The degradation of organic pollutants using natural minerals in advanced oxidation process gains increasing interest due to abundant resources, rich active metals, and easy engineered preparation, but it is limited by the relatively low catalytic performance of natural minerals. The enhanced pollutant degradation in natural mineral/peroxymonosulfate (PMS) system has been rarely studied. In this work, the enhancement of hydroxylamine natural magnetite/PMS system was innovatively proposed. In comparison with the natural magnetite/PMS system, the degradation efficiency of Rhodamine B (RhB) was increased by 61.82 % after the addition of hydroxylamine, and the RhB degradation followed a pseudo-first-order kinetic model with a rate constant of 0.1040 min−1. The Fe2+/Fe3+ conversion efficiency was improved by the synergistic effect of hydroxylamine, which was demonstrated by X-ray photoelectron spectroscopy and determination of the Fe2+ concentration in the reaction system.
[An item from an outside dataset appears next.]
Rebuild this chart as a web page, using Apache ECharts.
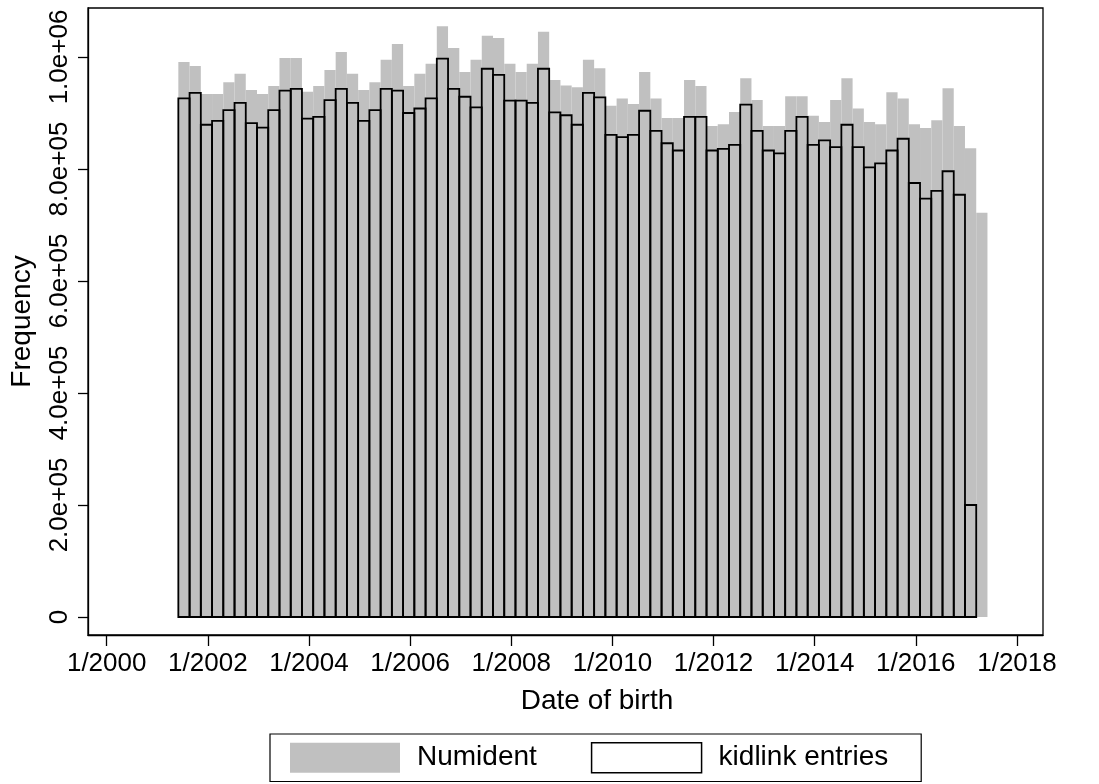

The influence of process factors on the degradation process was examined, including hydroxylamine concentration, catalyst dosage, PMS concentration, initial pH, temperature, inorganic anions, and humic acid. The hydroxylamine-assisted natural magnetite/PMS system exhibited a wider pH range (3−11) and good reusability (degradation efficiency of 90.30 % for the seventh run). Besides, the effective degradation of different organic pollutants was obtained, including methyl organic, malachite green, tetracycline, sulfadiazine, and ofloxacin. Sulfate radical, hydroxyl radical, and singlet oxygen were mainly reactive oxygen species in the reaction system. The energy consumption was only 4.33 kWh/kg, significantly lower than previously reported systems, showing a significant environmental application value.